О знакомстве Александра Ивановича Тинякова с Есениным, Клюевым, Клычковым, Орешиным неизвестно. Наверняка оказывались в одних стенах, но вряд ли разговаривали. А вот знакомство Тинякова с Ширяевцем подтверждается письмами Ширяевца к самому Тинякову («Шлю привет из экзотической Бухарщины! В Питере Блоки, а здесь скорпионы, фаланги и проч. и проч.») и Виктору Миролюбову, редактору «Журнала для всех».

Вот из письма Миролюбову:


Сладко журчащий о России, о русском народе г. Блок, оказывается, не расположен заводить знакомства с писателями из народа. Не принял меня, а до меня не принял Сергея Клычкова (по рассказу А.Тынякова (так! – Р.С.)), который тщетно пытался познакомиться с ним. Один только Есенин попал к нему, да и то обманным путем (тоже по рассказу Тинякова). Честь и слава! Оно, конечно, не подобает потомку крестоносцев иметь дело с разным сбродом… Из-за этого поссорился я с Тиняковым, который защищал его и выразился так: «Если бы я был знаменит – тоже не принял бы»[51].
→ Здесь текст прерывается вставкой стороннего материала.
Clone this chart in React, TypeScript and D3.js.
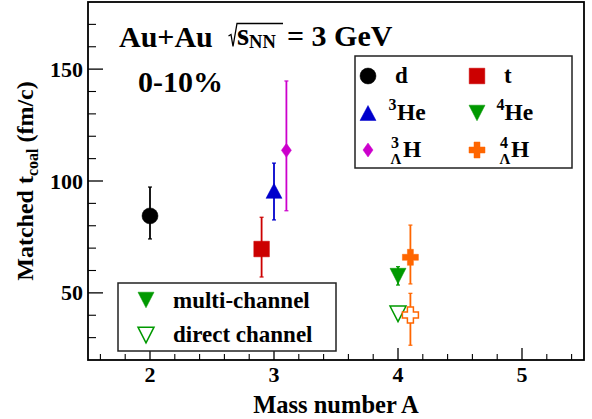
import React from "react";
import * as d3 from "d3";

// Matched coalescence time vs. mass number, Au+Au 3 GeV, 0-10%
const species = ["d", "t", "3He", "4He", "3LH", "4LH"];
const massA = [2.0, 2.9, 3.0, 4.0, 3.1, 4.1];
const tcoal = [84.4, 69.6, 95.6, 57.5, 113.7, 65.9];
const tcoalHigh = [97.3, 83.8, 108.0, 61.7, 144.7, 80.3];
const tcoalLow = [74.1, 57.1, 82.6, 53.5, 86.7, 54.0];

// direct-channel results (open markers)
const directSpecies = ["4He", "4LH"];
const directA = [4.0, 4.1];
const directT = [40.6, 40.1];
const directHigh = [40.6, 49.8];
const directLow = [40.6, 26.6];

const xMajorTicks = [2, 3, 4, 5];
const yMajorTicks = [50, 100, 150];

const W = 592;
const H = 419;
const frame = { left: 88, right: 584, top: 2, bottom: 360 };
const FONT = "'Liberation Serif', 'Times New Roman', serif";

const styleOf: Record<string, { color: string; shape: string }> = {
  d: { color: "#000000", shape: "circle" },
  t: { color: "#cc0000", shape: "square" },
  "3He": { color: "#0000cc", shape: "triUp" },
  "4He": { color: "#009900", shape: "triDown" },
  "3LH": { color: "#cc00cc", shape: "diamond" },
  "4LH": { color: "#ff6600", shape: "cross" },
};

function shapePath(shape: string): string {
  switch (shape) {
    case "circle": {
      const p = d3.path();
      p.arc(0, 0, 8, 0, Math.PI * 2);
      return p.toString();
    }
    case "square":
      return "M-7.8,-7.8H7.8V7.8H-7.8Z";
    case "triUp":
      return "M0,-7.5L8,7.5L-8,7.5Z";
    case "triDown":
      return "M0,7.8L8,-7.8L-8,-7.8Z";
    case "diamond":
      return "M0,-7L5,0L0,7L-5,0Z";
    case "cross": {
      const a = 8, b = 3;
      return `M${-b},${-a}H${b}V${-b}H${a}V${b}H${b}V${a}H${-b}V${b}H${-a}V${-b}H${-b}Z`;
    }
  }
  return "";
}

function Marker({ x, y, sp, open }: { x: number; y: number; sp: string; open?: boolean }) {
  const st = styleOf[sp];
  return (
    <path
      d={shapePath(st.shape)}
      transform={`translate(${x},${y})`}
      fill={open ? "#ffffff" : st.color}
      stroke={st.color}
      strokeWidth={open ? 1.5 : 0.5}
    />
  );
}

function ErrorBar({ x, yHi, yLo, color }: { x: number; yHi: number; yLo: number; color: string }) {
  if (Math.abs(yHi - yLo) < 0.5) return null;
  return (
    <g stroke={color} strokeWidth={1.8}>
      <line x1={x} x2={x} y1={yHi} y2={yLo} />
      <line x1={x - 2} x2={x + 2} y1={yHi} y2={yHi} strokeWidth={1.2} />
      <line x1={x - 2} x2={x + 2} y1={yLo} y2={yLo} strokeWidth={1.2} />
    </g>
  );
}

export default function App() {
  const x = d3.scaleLinear().domain([1.5, 5.5]).range([frame.left, frame.right]);
  const y = d3.scaleLinear().domain([20, 180]).range([frame.bottom, frame.top]);

  const xMinor = d3.range(1.6, 5.45, 0.2).filter((v) => !xMajorTicks.some((m) => Math.abs(m - v) < 1e-6));
  const yMinor = d3.range(30, 175, 10).filter((v) => !yMajorTicks.includes(v));

  const lx1 = 368, lx2 = 477;
  const rows = [76, 113, 150];

  return (
    <svg
      width={W}
      height={H}
      style={{ position: "absolute", left: 0, top: 0, background: "#ffffff" }}
      fontFamily={FONT}
      fontWeight="bold"
    >
      <rect x={0} y={0} width={W} height={H} fill="#ffffff" />

      {/* frame */}
      <rect
        x={frame.left}
        y={frame.top}
        width={frame.right - frame.left}
        height={frame.bottom - frame.top}
        fill="none"
        stroke="#000"
        strokeWidth={1.8}
      />

      {/* y ticks */}
      {yMajorTicks.map((v) => (
        <g key={"ym" + v}>
          <line x1={frame.left} x2={frame.left + 15} y1={y(v)} y2={y(v)} stroke="#000" strokeWidth={1.3} />
          <text x={frame.left - 5} y={y(v) + 7.5} fontSize={22} textAnchor="end">
            {v}
          </text>
        </g>
      ))}
      {yMinor.map((v) => (
        <line key={"yn" + v} x1={frame.left} x2={frame.left + 8} y1={y(v)} y2={y(v)} stroke="#000" strokeWidth={1.1} />
      ))}

      {/* x ticks */}
      {xMajorTicks.map((v) => (
        <g key={"xm" + v}>
          <line x1={x(v)} x2={x(v)} y1={frame.bottom} y2={frame.bottom - 12} stroke="#000" strokeWidth={1.3} />
          <text x={x(v)} y={frame.bottom + 22} fontSize={22} textAnchor="middle">
            {v}
          </text>
        </g>
      ))}
      {xMinor.map((v) => (
        <line key={"xn" + v.toFixed(1)} x1={x(v)} x2={x(v)} y1={frame.bottom} y2={frame.bottom - 6} stroke="#000" strokeWidth={1.1} />
      ))}

      {/* axis titles */}
      <text x={(frame.left + frame.right) / 2} y={413} fontSize={24.5} textAnchor="middle">
        Mass number A
      </text>
      <text transform="translate(33,181) rotate(-90)" fontSize={24} textAnchor="middle">
        Matched t
        <tspan fontSize={16} dy={5}>coal</tspan>
        <tspan dy={-5}> (fm/c)</tspan>
      </text>

      {/* header text */}
      <text x={119} y={47} fontSize={30}>Au+Au</text>
      <path d="M228.5,36 L231,34.5 L233,46.5 L237,23.5 L283,23.5" fill="none" stroke="#000" strokeWidth={1.3} />
      <text x={237} y={45} fontSize={31}>
        s<tspan fontSize={18.5} dy={3}>NN</tspan>
      </text>
      <text x={287} y={46} fontSize={30}>= 3 GeV</text>
      <text x={138} y={91.5} fontSize={30}>0-10%</text>

      {/* error bars */}
      {species.map((sp, i) => (
        <ErrorBar key={"e" + sp} x={x(massA[i])} yHi={y(tcoalHigh[i])} yLo={y(tcoalLow[i])} color={styleOf[sp].color} />
      ))}
      {directSpecies.map((sp, i) => (
        <ErrorBar key={"de" + sp} x={x(directA[i])} yHi={y(directHigh[i])} yLo={y(directLow[i])} color={styleOf[sp].color} />
      ))}

      {/* markers */}
      {species.map((sp, i) => (
        <Marker key={"m" + sp} x={x(massA[i])} y={y(tcoal[i])} sp={sp} />
      ))}
      {directSpecies.map((sp, i) => (
        <Marker key={"dm" + sp} x={x(directA[i])} y={y(directT[i])} sp={sp} open />
      ))}

      {/* species legend */}
      <rect x={355} y={56} width={217} height={112} fill="#ffffff" stroke="#222" strokeWidth={1.5} />
      <Marker x={lx1} y={rows[0]} sp="d" />
      <text x={395} y={rows[0] + 7} fontSize={23}>d</text>
      <Marker x={lx2} y={rows[0]} sp="t" />
      <text x={504} y={rows[0] + 7} fontSize={23}>t</text>

      <Marker x={lx1} y={rows[1]} sp="3He" />
      <text x={388.5} y={rows[1] - 3} fontSize={16}>3</text>
      <text x={397} y={rows[1] + 7} fontSize={23.5}>He</text>
      <Marker x={lx2} y={rows[1]} sp="4He" />
      <text x={496.5} y={rows[1] - 3} fontSize={16}>4</text>
      <text x={504.5} y={rows[1] + 7} fontSize={23.5}>He</text>

      <Marker x={lx1} y={rows[2]} sp="3LH" />
      <text x={391} y={rows[2] - 2} fontSize={16}>3</text>
      <text x={390.5} y={rows[2] + 14} fontSize={15}>Λ</text>
      <text x={403} y={rows[2] + 7} fontSize={23.5}>H</text>
      <Marker x={lx2} y={rows[2]} sp="4LH" />
      <text x={500} y={rows[2] - 2} fontSize={16}>4</text>
      <text x={499.5} y={rows[2] + 14} fontSize={15}>Λ</text>
      <text x={511} y={rows[2] + 7} fontSize={23.5}>H</text>

      {/* channel legend */}
      <rect x={118} y={283} width={218} height={68} fill="#ffffff" stroke="#222" strokeWidth={1.5} />
      <Marker x={146} y={300} sp="4He" />
      <text x={173} y={308} fontSize={23}>multi-channel</text>
      <Marker x={146} y={335} sp="4He" open />
      <text x={173} y={342} fontSize={23}>direct channel</text>
    </svg>
  );
}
Ссылки на Тинякова провоцируют на такое предположение… Не хочется лишних собак вешать на Александра Ивановича, это именно предположение.

Итак, на дворе 1915 год. Неудавшийся поэт-символист и сильно опоздавший декадент Александр Тиняков, отказавшийся от псевдонима Одинокий, видит, с каким почитанием относятся питерские литераторы к приходящему из народа и уходящему в народ, в дебри таинственного и жуткого Олонецкого края, Клюеву; он видит растущую популярность Клычкова, Орешина, того же Ширяевца. Вот вспыхнула звезда Есенина… Наверное, Тиняков завидует, раскаивается, что сам когда-то не воспользовался своим происхождением, постучался в литературу в городском костюме и со стихами под Брюсова и Бодлера. И, быть может, наговорил Блоку о Клычкове и Ширяевце, убедил, что не стоит ему с такими связываться…

* * *

Да, Александр Иванович оказался меж питерскими литераторами и писателями из народа. Уже в 1912-м он начал воспевать свои крестьянские корни (вспомним стихотворение «Мой прадед»), но долгая учеба декадентству не позволила быстро перестроиться на народное. Получалось слабо и в 1912, и в 1915-м.
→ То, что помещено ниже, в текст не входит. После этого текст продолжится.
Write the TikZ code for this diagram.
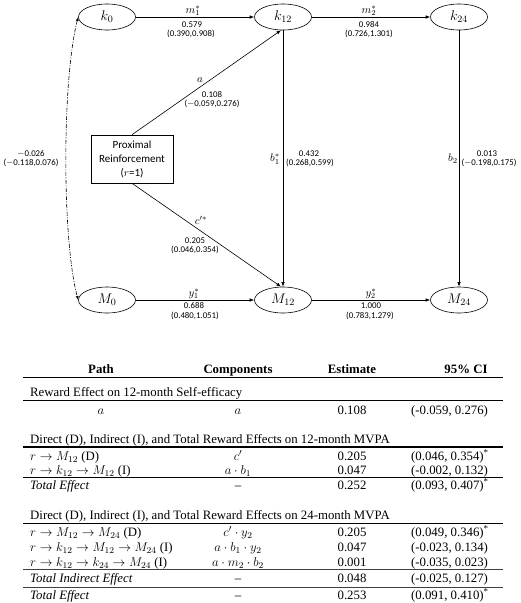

Как относились к Тинякову писатели из народа, мы не знаем. Может быть, и никак. Посмотрим, кем был он для питерских литераторов.
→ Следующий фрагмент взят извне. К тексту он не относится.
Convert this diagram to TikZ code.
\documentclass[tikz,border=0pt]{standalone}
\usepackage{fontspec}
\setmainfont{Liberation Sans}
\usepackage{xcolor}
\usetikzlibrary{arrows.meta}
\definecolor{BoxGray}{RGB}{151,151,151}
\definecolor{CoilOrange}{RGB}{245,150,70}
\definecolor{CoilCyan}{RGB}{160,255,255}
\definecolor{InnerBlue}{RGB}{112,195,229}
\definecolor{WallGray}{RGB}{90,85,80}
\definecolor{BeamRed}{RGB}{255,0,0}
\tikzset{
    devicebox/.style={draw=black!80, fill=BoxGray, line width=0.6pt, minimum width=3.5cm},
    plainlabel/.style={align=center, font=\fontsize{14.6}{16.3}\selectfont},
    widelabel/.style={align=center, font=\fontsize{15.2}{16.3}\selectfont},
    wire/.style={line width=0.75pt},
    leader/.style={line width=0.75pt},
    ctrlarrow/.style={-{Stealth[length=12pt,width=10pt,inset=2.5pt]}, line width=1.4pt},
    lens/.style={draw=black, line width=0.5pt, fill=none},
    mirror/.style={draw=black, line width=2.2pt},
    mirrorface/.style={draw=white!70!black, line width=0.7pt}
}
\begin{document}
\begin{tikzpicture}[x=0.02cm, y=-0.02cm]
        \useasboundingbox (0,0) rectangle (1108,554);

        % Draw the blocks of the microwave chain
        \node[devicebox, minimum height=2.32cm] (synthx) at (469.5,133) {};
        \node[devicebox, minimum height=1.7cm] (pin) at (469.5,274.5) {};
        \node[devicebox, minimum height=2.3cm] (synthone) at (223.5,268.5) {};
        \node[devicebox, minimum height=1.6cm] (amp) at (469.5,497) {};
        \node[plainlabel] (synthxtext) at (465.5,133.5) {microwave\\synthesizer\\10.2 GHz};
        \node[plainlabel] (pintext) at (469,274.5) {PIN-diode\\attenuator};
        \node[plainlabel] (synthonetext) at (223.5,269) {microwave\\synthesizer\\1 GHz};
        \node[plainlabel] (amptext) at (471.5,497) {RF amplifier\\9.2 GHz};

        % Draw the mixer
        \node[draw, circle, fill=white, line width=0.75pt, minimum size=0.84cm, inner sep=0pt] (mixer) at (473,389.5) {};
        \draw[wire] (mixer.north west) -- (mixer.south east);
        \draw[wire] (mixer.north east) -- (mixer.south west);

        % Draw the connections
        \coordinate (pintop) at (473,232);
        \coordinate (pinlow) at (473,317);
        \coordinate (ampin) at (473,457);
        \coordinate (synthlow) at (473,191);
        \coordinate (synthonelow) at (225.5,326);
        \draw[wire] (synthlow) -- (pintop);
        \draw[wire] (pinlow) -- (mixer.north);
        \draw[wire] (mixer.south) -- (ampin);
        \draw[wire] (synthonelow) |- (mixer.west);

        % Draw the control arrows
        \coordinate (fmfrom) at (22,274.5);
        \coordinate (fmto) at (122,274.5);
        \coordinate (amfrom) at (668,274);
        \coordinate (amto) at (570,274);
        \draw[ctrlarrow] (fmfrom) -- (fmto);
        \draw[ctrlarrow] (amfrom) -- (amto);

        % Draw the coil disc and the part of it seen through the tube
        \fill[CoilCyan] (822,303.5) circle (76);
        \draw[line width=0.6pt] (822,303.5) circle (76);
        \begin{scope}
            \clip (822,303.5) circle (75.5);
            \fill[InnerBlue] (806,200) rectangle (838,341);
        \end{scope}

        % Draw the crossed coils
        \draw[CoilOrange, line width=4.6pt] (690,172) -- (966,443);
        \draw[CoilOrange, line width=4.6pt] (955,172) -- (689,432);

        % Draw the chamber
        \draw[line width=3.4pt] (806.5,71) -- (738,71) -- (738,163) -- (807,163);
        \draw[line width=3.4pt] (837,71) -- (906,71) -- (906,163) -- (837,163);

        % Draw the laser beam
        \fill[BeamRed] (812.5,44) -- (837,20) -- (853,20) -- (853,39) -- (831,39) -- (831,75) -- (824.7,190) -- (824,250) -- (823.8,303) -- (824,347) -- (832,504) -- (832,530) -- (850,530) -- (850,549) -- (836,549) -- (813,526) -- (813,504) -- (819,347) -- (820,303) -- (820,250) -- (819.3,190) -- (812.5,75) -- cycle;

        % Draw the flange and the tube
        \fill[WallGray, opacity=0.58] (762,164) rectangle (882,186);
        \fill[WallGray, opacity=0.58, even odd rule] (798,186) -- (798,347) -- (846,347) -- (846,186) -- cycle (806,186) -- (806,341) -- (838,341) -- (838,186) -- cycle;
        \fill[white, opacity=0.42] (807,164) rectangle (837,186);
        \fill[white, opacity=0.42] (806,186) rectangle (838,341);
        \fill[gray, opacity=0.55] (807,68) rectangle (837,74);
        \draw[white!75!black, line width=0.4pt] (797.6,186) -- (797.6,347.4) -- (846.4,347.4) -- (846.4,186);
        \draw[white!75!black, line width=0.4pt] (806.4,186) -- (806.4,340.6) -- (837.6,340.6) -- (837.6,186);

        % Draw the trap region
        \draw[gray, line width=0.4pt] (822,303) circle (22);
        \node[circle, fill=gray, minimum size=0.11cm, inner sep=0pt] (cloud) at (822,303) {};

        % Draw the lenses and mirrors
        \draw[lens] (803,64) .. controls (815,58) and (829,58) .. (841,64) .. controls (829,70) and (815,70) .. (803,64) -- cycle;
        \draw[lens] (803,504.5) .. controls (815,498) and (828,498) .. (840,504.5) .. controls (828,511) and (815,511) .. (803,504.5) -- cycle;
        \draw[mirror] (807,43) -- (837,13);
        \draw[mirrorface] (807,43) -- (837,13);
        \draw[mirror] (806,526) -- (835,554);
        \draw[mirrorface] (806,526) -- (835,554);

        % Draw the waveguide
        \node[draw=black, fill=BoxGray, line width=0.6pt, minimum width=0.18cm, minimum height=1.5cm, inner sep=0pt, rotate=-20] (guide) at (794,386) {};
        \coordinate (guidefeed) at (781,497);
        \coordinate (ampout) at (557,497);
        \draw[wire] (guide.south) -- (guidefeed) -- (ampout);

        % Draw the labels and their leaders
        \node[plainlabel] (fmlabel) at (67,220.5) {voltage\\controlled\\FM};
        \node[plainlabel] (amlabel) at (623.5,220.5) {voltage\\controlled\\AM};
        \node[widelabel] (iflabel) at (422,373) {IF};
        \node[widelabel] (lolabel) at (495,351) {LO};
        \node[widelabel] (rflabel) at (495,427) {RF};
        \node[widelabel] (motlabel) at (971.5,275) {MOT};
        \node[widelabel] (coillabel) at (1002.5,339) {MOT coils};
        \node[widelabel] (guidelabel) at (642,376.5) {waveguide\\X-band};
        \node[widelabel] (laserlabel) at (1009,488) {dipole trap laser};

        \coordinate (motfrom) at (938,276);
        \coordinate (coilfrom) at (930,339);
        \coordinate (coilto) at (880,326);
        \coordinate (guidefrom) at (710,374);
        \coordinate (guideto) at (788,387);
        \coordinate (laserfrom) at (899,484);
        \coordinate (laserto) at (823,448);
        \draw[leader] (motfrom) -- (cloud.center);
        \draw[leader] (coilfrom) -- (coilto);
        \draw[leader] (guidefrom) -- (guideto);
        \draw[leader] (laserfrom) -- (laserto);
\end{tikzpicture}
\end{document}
По скупым, правда, записям в дневниках и записных книжках, по письмам, коротким и предельно лаконичным, за исключением ответа Тинякову на публикацию в «Земщине», который я уже приводил, очевидно, что Александр Блок Тинякова уважал и ценил. Достаточно теплые отношения были у него с Алексеем Ремизовым и Зинаидой Гиппиус, хотя чувствуется в их письмах к Тинякову некоторая снисходительность, что ли, пусть и зачастую добрая, та, какую старшие испытывают к младшим.

«…Сквозь романтическую наружность сквозило что-то плебейское», – через три десятилетия напишет о Тинякове 1900–1910-х в то время его приятель, а позже враг Владислав Ходасевич. У кого в более мягких выражениях, у кого в более сильных, это плебейство отмечают многие тиняковские знакомцы.

И с Блоком, и с Ремизовым, и с Гиппиус Тиняков, судя по всему, лично общался эпизодически. Вообще же он часто жаловался, что одинок. И, кажется, единственным, кто для общения был доступней других, оказался Борис Садовский.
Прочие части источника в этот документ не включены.